I have been a lifelong Democrat because I believe that in general, our approach to policy is more likely to make the country better for most people than the Republican law of the jungle approach. But in Washington State, after 28 years in power with almost nothing to show for it, it is time to reckon with ourselves on what we stand for.

I am a democrat, but first, I am an American and a patriot. The primary business and paramount duty of the state is to educate our kids. We are failing and we have no one to blame but ourselves.

I am not a big fan of Rob McKenna, but there can be no doubt that the positions he is taking on public ed are crisper and more aligned with my thinking than any democratic leader in our state. I believe that most citizens in Washington will agree. One of the greatest travesties here is the way in which Democrats have ceded the issue and high moral ground to Republicans.

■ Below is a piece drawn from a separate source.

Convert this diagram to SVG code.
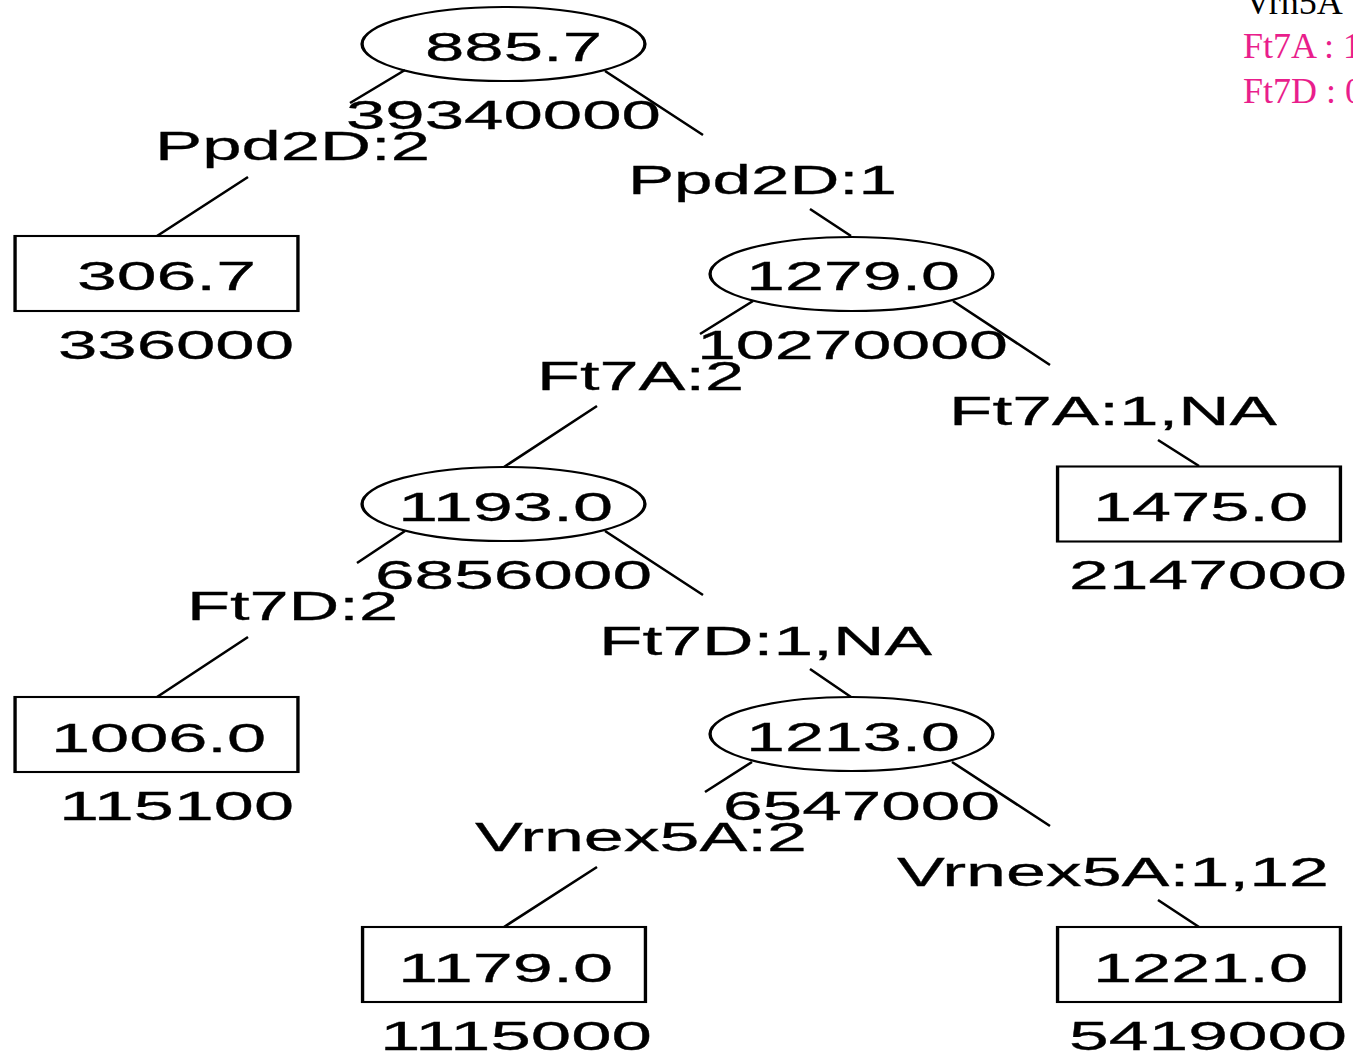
<svg xmlns="http://www.w3.org/2000/svg" width="1353" height="1052" viewBox="0 0 1353 1052">
  <style>
    .bg { fill: #ffffff; }
    .shape { fill: none; stroke: #000; stroke-width: 2.1; }
    .edge { fill: none; stroke: #000; stroke-width: 2.6; stroke-linecap: butt; }
    .t { font-family: "Liberation Sans", Arial, sans-serif; font-size: 41px; fill: #000; stroke: #000; stroke-width: 0.3; }
    .leg { font-family: "Liberation Serif", "Times New Roman", serif; font-size: 36px; }
    .legk { fill: #000; }
    .legp { fill: #E91E8C; }
  </style>
  <rect class="bg" x="0" y="0" width="1353" height="1052"/>

  <!-- edges: parent to child, broken where the split labels sit -->
  <g id="connectors">
    <path class="edge" d="M405,70 L350,103 M248,177 L157,236"/>
    <path class="edge" d="M605,71 L703,135 M810,209 L851,236"/>
    <path class="edge" d="M753,301 L700,334 M597,406 L504,467"/>
    <path class="edge" d="M953,301 L1050,365 M1158,440 L1199,466"/>
    <path class="edge" d="M405,531 L357,563 M248,637 L157,697"/>
    <path class="edge" d="M605,531 L703,595 M810,669 L851,697"/>
    <path class="edge" d="M752,762 L705,792 M597,867 L504,927"/>
    <path class="edge" d="M952,762 L1050,826 M1158,900 L1199,927"/>

    <text class="t" x="155" y="160" textLength="275" lengthAdjust="spacingAndGlyphs">Ppd2D:2</text>
    <text class="t" x="628" y="194" textLength="269" lengthAdjust="spacingAndGlyphs">Ppd2D:1</text>
    <text class="t" x="537" y="390" textLength="207" lengthAdjust="spacingAndGlyphs">Ft7A:2</text>
    <text class="t" x="949" y="425" textLength="328" lengthAdjust="spacingAndGlyphs">Ft7A:1,NA</text>
    <text class="t" x="187" y="620" textLength="211" lengthAdjust="spacingAndGlyphs">Ft7D:2</text>
    <text class="t" x="599" y="655" textLength="333" lengthAdjust="spacingAndGlyphs">Ft7D:1,NA</text>
    <text class="t" x="475" y="851" textLength="332" lengthAdjust="spacingAndGlyphs">Vrnex5A:2</text>
    <text class="t" x="897" y="886" textLength="432" lengthAdjust="spacingAndGlyphs">Vrnex5A:1,12</text>
  </g>

  <!-- split nodes (ellipses) -->
  <g id="node-root">
    <g transform="translate(503.5,44) scale(1.6,1)"><ellipse class="shape" cx="0" cy="0" rx="88.4" ry="37"/></g>
    <text class="t" x="425" y="61" textLength="177" lengthAdjust="spacingAndGlyphs">885.7</text>
    <text class="t" x="346" y="129" textLength="315" lengthAdjust="spacingAndGlyphs">39340000</text>
  </g>
  <g id="node-1279">
    <g transform="translate(851.5,274) scale(1.6,1)"><ellipse class="shape" cx="0" cy="0" rx="88.4" ry="37"/></g>
    <text class="t" x="746" y="290" textLength="214" lengthAdjust="spacingAndGlyphs">1279.0</text>
    <text class="t" x="697" y="359" textLength="311" lengthAdjust="spacingAndGlyphs">10270000</text>
  </g>
  <g id="node-1193">
    <g transform="translate(503.5,504) scale(1.6,1)"><ellipse class="shape" cx="0" cy="0" rx="88.4" ry="37"/></g>
    <text class="t" x="398" y="521" textLength="215" lengthAdjust="spacingAndGlyphs">1193.0</text>
    <text class="t" x="375" y="589" textLength="277" lengthAdjust="spacingAndGlyphs">6856000</text>
  </g>
  <g id="node-1213">
    <g transform="translate(851.5,734) scale(1.6,1)"><ellipse class="shape" cx="0" cy="0" rx="88.4" ry="37"/></g>
    <text class="t" x="746" y="751" textLength="214" lengthAdjust="spacingAndGlyphs">1213.0</text>
    <text class="t" x="723" y="820" textLength="277" lengthAdjust="spacingAndGlyphs">6547000</text>
  </g>

  <!-- leaves (boxes) -->
  <g id="leaf-306">
    <g transform="translate(156.5,273.5) scale(1.6,1)"><rect class="shape" x="-88.4" y="-37.5" width="176.8" height="75"/></g>
    <text class="t" x="77" y="290" textLength="179" lengthAdjust="spacingAndGlyphs">306.7</text>
    <text class="t" x="58" y="359" textLength="236" lengthAdjust="spacingAndGlyphs">336000</text>
  </g>
  <g id="leaf-1475">
    <g transform="translate(1199,504) scale(1.6,1)"><rect class="shape" x="-88.4" y="-37.5" width="176.8" height="75"/></g>
    <text class="t" x="1093" y="521" textLength="215" lengthAdjust="spacingAndGlyphs">1475.0</text>
    <text class="t" x="1069" y="589" textLength="278" lengthAdjust="spacingAndGlyphs">2147000</text>
  </g>
  <g id="leaf-1006">
    <g transform="translate(156.5,734.5) scale(1.6,1)"><rect class="shape" x="-88.4" y="-37.5" width="176.8" height="75"/></g>
    <text class="t" x="51" y="752" textLength="215" lengthAdjust="spacingAndGlyphs">1006.0</text>
    <text class="t" x="59" y="820" textLength="235" lengthAdjust="spacingAndGlyphs">115100</text>
  </g>
  <g id="leaf-1179">
    <g transform="translate(504,964.5) scale(1.6,1)"><rect class="shape" x="-88.4" y="-37.5" width="176.8" height="75"/></g>
    <text class="t" x="398" y="982" textLength="215" lengthAdjust="spacingAndGlyphs">1179.0</text>
    <text class="t" x="380" y="1050" textLength="272" lengthAdjust="spacingAndGlyphs">1115000</text>
  </g>
  <g id="leaf-1221">
    <g transform="translate(1199,964.5) scale(1.6,1)"><rect class="shape" x="-88.4" y="-37.5" width="176.8" height="75"/></g>
    <text class="t" x="1093" y="982" textLength="215" lengthAdjust="spacingAndGlyphs">1221.0</text>
    <text class="t" x="1069" y="1050" textLength="278" lengthAdjust="spacingAndGlyphs">5419000</text>
  </g>

  <!-- legend, running off the right edge -->
  <g id="legend">
    <text class="leg legk" x="1245" y="14">Vrn5A</text>
    <text class="leg legp" x="1243" y="58">Ft7A : 1</text>
    <text class="leg legp" x="1243" y="103">Ft7D : 0</text>
  </g>
</svg>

I have a private meeting set up with McKenna for later this month to discuss these issues.

I have to believe I’ll find him more compelling than my Democrat friends.

I know this is harsh, but I think it is time for reasonable and honest progressive leaders like you and I and all of our peers to reassess where we stand and who we support. I think we need to have a larger conversation with that group of donors and leaders. I believe that we mostly agree that making the country better is more important than party affiliation.